USAID, which is reported to have opposed the cut, said in a statement that it was “currently unable to engage Palestinians in the West Bank and Gaza as a result of the administration’s recent decision on Palestinian assistance”.
LFI has been campaigning for a number of years to increase UK support for coexistence programmes. In response, last year, the UK government announced it would invest £3m over three years in people-to-people work. We have also been leading the campaign in the UK to support the establishment of an International Fund for Israeli-Palestinian Peace.
The fund, based on the International Fund for Ireland which invested in civil society projects bringing nationalists and republicans together, would invest $200m annually in coexistence work. It is the brainchild of the Alliance for Middle East Peace, an umbrella group representing NGOs working in Israel and Palestine.
LFI chair Joan Ryan said in response to the American announcement: “I am appalled at the Trump administration’s decision to axe funding for coexistence projects. This mean-spirited and counterproductive step will hamper vital work to build bridges between Palestinians and Israelis and thus provide a platform for a future peace agreement.”

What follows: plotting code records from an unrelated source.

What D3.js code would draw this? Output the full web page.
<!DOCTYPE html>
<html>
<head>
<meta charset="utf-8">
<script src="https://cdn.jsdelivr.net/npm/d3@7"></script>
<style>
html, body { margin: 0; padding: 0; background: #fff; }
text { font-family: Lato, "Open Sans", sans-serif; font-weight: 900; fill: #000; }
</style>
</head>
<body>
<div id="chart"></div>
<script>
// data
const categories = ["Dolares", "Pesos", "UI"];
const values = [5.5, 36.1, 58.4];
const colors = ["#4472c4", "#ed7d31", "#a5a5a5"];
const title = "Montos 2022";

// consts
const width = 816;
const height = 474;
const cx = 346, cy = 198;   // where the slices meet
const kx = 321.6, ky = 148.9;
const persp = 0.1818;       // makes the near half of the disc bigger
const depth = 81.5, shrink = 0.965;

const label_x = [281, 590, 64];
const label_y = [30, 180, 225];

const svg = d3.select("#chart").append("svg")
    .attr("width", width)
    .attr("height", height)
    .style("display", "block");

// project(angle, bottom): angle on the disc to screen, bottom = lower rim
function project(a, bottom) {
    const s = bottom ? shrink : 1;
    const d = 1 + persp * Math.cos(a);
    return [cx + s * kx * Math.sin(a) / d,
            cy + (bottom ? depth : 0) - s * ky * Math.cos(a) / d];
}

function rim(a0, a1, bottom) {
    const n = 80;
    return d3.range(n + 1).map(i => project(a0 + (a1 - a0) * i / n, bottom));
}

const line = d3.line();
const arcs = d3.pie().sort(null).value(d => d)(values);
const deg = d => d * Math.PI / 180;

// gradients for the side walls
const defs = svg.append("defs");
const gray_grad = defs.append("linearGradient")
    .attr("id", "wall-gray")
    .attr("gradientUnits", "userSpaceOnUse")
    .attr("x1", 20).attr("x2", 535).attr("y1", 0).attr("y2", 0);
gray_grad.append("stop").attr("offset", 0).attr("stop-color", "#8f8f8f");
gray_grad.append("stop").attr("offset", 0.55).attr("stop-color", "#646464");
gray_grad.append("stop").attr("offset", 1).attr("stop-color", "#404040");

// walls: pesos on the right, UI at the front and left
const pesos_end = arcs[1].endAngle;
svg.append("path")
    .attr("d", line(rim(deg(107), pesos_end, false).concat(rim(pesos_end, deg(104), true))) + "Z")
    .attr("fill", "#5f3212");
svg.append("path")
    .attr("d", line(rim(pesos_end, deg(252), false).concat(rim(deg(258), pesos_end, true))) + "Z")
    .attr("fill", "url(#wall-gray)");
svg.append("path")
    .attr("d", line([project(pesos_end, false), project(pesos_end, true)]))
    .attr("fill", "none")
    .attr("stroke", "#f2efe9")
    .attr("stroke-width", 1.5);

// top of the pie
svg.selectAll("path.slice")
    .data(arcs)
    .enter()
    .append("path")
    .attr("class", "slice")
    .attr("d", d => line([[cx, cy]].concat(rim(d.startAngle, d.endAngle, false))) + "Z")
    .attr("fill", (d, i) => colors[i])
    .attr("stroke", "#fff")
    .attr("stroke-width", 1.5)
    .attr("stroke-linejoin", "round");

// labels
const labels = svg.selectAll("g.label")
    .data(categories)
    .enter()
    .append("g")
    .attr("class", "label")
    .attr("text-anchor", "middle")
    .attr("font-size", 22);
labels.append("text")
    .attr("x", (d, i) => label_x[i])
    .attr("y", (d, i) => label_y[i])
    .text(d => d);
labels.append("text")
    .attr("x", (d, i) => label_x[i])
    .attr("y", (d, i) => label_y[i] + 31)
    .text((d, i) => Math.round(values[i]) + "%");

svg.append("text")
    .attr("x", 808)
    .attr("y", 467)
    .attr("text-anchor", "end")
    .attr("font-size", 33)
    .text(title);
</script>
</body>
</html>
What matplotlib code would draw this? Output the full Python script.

Ms Ryan went on to call upon the UK government to urgently consider ways of working with Britain’s European partners to fill the financial gap left.
ALLMEP said the Trump administration’s decision confirmed “the increasingly clear message that the US has no interest in the Palestinian population living in the West Bank and Gaza”. “ALLMEP not only regrets the US decision to stop funding cross-border programmes,” it suggested, “but will continue to strongly urge the US administration to reverse this decision”.
Aaron David Miller, the former US Middle East peace negotiator, called the cut “cruel, stupid and counterproductive”.
An aide to Senator Patrick Leahy, a Democrat who helped build the USAID programme, said he “regards the decision to cut off funding for the West Bank and Gaza as a sign that this White House has failed at diplomacy. This is not a partisan view. It’s the view of those who recognise that you don’t advance the cause of peace by cutting off programs that are designed to promote tolerance, understanding and address shared problems.”
Father Josh Thomas, director of Kids4Peace that works with Israeli and Palestinian children in cross-border programmes, said: “We’re concerned that changes in aid would hurt the people most essential to any peace agreement by jeopardising the momentum of organisations like ours.”
Mr Lazarus’ research found that coexistence work creates peacebuilders and constituencies for peace. For example, 17.5 percent of participants in a programme run by the NGO Seeds of Peace went on to dedicate their careers to peacebuilding work.
Coexistence programmes also significantly improve Israeli and Palestinian participants’ attitudes to one other. Ninety percent of participants in a project run by the Near East Foundation said that they trusted the other community more after being in the programme. Seventy-seven percent wanted to keep actively working together. A people-to-people programme led by the Parents Circle Families Forum found 80 per cent of participants were more willing to work for peace and 71 per cent felt more trust and empathy towards the other community.